• **Instruction**:
Start at the line containing "What Plotly code", stop at the line containing "L, R, T, B = 347", and please reproduce every line in between, both ends included, without pictures.

** start of Raw data **

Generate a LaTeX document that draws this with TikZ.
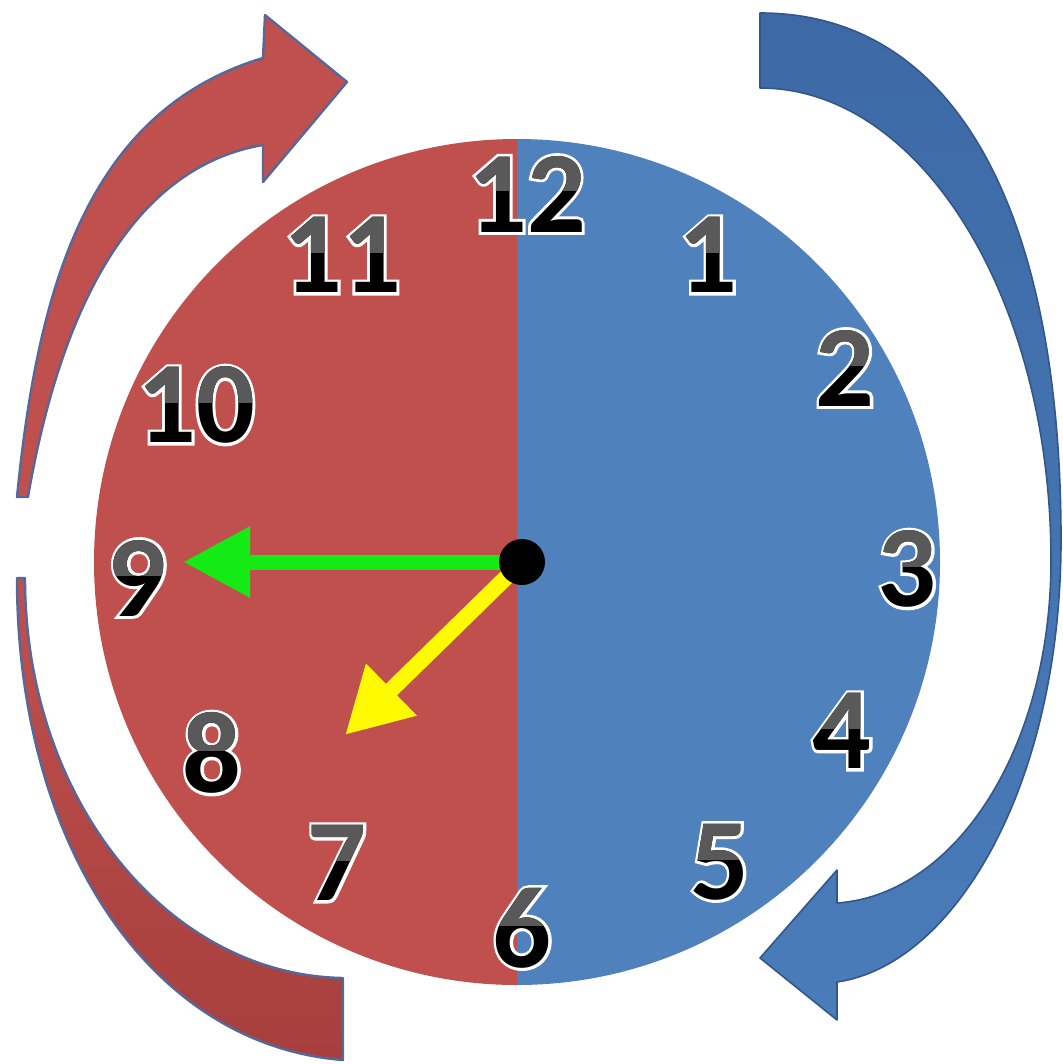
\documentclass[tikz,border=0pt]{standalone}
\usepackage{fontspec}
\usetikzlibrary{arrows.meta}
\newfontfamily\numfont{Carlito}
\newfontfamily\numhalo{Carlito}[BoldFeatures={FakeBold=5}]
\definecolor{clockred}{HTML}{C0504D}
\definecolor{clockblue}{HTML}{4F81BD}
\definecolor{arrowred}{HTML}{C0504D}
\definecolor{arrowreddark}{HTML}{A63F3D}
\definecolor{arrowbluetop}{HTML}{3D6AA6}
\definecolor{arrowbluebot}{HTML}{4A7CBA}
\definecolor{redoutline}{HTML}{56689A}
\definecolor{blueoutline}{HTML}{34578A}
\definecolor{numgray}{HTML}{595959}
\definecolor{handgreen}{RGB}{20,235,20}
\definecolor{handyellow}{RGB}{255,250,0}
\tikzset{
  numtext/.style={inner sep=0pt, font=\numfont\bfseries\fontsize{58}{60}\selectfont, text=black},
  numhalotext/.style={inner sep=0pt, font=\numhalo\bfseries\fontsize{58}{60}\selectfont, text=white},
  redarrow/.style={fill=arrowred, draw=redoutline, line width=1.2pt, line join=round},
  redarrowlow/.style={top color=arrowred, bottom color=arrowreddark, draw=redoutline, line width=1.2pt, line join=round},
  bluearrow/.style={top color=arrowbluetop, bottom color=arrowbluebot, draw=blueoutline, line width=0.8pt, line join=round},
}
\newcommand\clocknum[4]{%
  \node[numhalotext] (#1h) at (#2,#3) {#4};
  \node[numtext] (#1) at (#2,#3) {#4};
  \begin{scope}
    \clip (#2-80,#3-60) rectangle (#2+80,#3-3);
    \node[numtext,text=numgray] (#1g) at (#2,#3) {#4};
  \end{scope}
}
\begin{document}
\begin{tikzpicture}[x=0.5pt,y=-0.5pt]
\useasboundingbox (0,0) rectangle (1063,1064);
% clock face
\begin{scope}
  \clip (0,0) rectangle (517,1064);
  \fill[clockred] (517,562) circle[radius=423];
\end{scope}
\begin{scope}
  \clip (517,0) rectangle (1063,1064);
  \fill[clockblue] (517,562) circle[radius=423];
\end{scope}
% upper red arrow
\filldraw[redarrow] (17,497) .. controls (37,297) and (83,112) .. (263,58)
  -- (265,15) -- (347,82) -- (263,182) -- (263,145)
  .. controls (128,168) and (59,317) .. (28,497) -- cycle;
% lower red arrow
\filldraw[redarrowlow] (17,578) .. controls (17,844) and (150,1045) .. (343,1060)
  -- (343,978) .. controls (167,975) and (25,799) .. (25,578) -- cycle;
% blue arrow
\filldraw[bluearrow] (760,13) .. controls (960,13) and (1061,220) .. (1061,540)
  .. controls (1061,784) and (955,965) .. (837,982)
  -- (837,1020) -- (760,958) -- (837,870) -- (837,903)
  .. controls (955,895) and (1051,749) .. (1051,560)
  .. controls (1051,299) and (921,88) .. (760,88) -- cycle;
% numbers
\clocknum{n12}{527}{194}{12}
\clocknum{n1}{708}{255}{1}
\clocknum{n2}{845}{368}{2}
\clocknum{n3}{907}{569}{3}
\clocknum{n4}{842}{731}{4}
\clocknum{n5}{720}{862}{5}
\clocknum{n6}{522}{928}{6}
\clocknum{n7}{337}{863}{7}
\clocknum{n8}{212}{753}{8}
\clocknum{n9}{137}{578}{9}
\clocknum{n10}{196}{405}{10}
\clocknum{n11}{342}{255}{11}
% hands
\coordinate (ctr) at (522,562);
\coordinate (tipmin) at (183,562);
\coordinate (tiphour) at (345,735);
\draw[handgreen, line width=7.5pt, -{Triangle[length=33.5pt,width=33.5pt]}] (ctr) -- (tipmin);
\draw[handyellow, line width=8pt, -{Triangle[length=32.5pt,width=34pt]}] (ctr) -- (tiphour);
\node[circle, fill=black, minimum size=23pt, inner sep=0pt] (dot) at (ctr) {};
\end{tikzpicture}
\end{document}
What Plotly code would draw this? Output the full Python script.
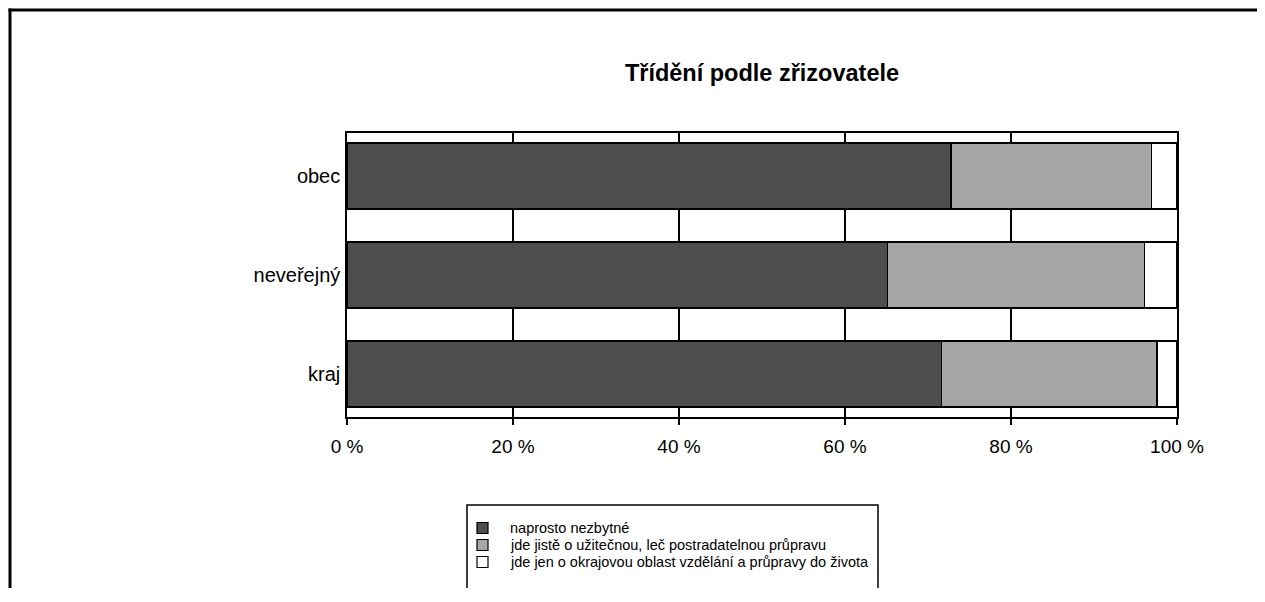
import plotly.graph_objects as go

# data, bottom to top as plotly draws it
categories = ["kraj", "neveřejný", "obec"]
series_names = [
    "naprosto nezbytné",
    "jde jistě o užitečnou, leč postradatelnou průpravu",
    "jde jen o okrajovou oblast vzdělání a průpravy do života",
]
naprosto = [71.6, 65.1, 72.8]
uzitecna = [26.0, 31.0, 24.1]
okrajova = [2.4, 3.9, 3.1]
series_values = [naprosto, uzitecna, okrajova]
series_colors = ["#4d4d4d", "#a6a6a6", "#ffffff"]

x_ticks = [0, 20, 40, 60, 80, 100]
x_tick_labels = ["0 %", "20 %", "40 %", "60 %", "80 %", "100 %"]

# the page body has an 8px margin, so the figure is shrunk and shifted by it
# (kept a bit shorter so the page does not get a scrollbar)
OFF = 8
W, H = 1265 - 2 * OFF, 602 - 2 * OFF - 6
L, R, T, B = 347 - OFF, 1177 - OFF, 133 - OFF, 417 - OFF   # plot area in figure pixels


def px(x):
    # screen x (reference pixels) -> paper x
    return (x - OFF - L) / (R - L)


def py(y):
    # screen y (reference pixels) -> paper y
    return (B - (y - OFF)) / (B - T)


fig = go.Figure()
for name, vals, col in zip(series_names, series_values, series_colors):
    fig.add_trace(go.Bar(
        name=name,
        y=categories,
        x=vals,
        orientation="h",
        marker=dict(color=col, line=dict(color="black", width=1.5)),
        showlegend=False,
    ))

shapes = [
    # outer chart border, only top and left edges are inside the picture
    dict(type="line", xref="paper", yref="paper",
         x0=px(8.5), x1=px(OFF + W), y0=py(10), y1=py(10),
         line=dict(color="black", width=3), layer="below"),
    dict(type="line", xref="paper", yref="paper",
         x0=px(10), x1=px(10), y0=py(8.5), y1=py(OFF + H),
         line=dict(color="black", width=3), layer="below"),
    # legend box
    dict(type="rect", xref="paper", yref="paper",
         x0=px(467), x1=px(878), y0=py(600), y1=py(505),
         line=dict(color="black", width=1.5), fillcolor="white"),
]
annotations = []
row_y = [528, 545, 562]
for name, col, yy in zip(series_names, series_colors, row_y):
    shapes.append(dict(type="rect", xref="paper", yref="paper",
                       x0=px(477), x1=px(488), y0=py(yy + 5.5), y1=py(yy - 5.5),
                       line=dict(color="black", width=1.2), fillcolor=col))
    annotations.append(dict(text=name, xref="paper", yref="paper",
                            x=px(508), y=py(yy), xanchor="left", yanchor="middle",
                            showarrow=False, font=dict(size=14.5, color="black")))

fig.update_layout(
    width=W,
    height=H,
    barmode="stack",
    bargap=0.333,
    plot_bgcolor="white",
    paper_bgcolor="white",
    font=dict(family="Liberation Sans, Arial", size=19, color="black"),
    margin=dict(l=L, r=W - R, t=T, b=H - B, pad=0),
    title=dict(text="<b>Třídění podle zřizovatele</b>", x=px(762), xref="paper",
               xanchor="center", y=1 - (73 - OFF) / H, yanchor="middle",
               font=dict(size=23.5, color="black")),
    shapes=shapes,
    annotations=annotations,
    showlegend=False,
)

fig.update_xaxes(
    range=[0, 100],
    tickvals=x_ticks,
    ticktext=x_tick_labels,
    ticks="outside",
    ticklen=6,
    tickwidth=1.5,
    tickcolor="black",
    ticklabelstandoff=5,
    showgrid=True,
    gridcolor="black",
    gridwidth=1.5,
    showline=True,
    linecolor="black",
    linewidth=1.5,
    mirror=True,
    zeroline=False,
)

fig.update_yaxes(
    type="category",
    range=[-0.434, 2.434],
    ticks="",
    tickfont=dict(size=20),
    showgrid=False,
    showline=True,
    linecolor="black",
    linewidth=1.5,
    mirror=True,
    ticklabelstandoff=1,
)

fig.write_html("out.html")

** end of Raw data **

• **Response to this task**:
What Plotly code would draw this? Output the full Python script.
import plotly.graph_objects as go

# data, bottom to top as plotly draws it
categories = ["kraj", "neveřejný", "obec"]
series_names = [
    "naprosto nezbytné",
    "jde jistě o užitečnou, leč postradatelnou průpravu",
    "jde jen o okrajovou oblast vzdělání a průpravy do života",
]
naprosto = [71.6, 65.1, 72.8]
uzitecna = [26.0, 31.0, 24.1]
okrajova = [2.4, 3.9, 3.1]
series_values = [naprosto, uzitecna, okrajova]
series_colors = ["#4d4d4d", "#a6a6a6", "#ffffff"]

x_ticks = [0, 20, 40, 60, 80, 100]
x_tick_labels = ["0 %", "20 %", "40 %", "60 %", "80 %", "100 %"]

# the page body has an 8px margin, so the figure is shrunk and shifted by it
# (kept a bit shorter so the page does not get a scrollbar)
OFF = 8
W, H = 1265 - 2 * OFF, 602 - 2 * OFF - 6
L, R, T, B = 347 - OFF, 1177 - OFF, 133 - OFF, 417 - OFF   # plot area in figure pixels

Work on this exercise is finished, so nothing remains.